MaPrimeRénov : Travaux de rénovation encadrés, gains énergétiques exigés
Autre évolution : le dispositif n’accepte plus les rénovations par geste simple (chauffage, fenêtres, etc.). Toute demande devra porter sur un ensemble cohérent de travaux, accompagné d’un gain énergétique mesurable.
Deux niveaux sont désormais reconnus :
- Pour un gain de 2 classes au DPE, le montant de travaux pris en compte est plafonné à 30 000 €.
- Pour un gain de 3 classes, le plafond est relevé à 40 000 €.
Ces seuils ont été abaissés, puisqu’ils étaient auparavant fixés à 70 000 euros, rappelle CNEWS. Cette réduction traduit une volonté de cibler davantage les rénovations réellement performantes, plutôt que les projets partiels ou dispersés.
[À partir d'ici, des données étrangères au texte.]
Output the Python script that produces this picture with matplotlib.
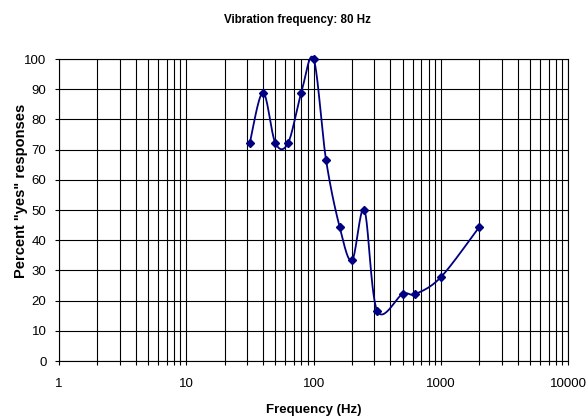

Le parcours accompagné devient la norme pour toucher les aides
Désormais, aucun dossier MaPrimeRénov ne pourra être engagé sans un accompagnement encadré. Ce parcours, pris en charge par un conseiller France Rénov’ agréé, constitue une condition d'accès impérative.
Cet interlocuteur :
- Réalisera un audit énergétique.
- Construira un plan de travaux adapté.
- Établira un budget complet avec échelonnement.
- Suivra l’exécution des chantiers jusqu’à réception.
Ce processus devient universel. Il n’est plus optionnel, même pour les rénovations jugées simples. L’État impose ainsi une montée en compétence généralisée des porteurs de projets, tout en verrouillant la chaîne de dépense.
D’autres restrictions cumulatives
Les nouvelles conditions incluent également :
- Une ancienneté minimale du logement portée à 15 ans.
- L’obligation pour le bénéficiaire de résider à titre principal dans le bien.
- La déclaration préalable d’un DPE, validé par un opérateur certifié.
- L’interdiction de commencer les travaux avant validation complète du dossier par l’Anah.
Les contrôles seront renforcés, avec plusieurs niveaux de vérification post-travaux. Ce durcissement répond à la volonté de freiner les montages frauduleux, qui ont explosé en 2023 et 2024.
Le ministère du Logement ne cache pas sa volonté de réduire le nombre de bénéficiaires, et de réorienter les crédits vers des rénovations lourdes, à fort impact énergétique. Dans les faits, plus de 90 % des bénéficiaires potentiels de 2022 à 2024 sont désormais exclus, à moins d’entrer dans les nouvelles grilles. Le gouvernement assume ce tri, en cohérence avec l’orientation écologique de la programmation budgétaire 2025.
Une aide devenue parcours du combattant ?
Loin du guichet universel qu’il était, MaPrimeRénov devient un outil sélectif, exigeant, piloté par des quotas. Il ne s’adresse plus à tous, mais à une minorité solvable, accompagnée, et techniquement prête.
Cette mutation marque la fin d’un cycle : l’aide publique se resserre, au prix d’une accessibilité réduite et d’un engagement administratif alourdi. Reste à voir si les bénéficiaires, désormais triés, obtiendront des rénovations à la hauteur de leurs efforts.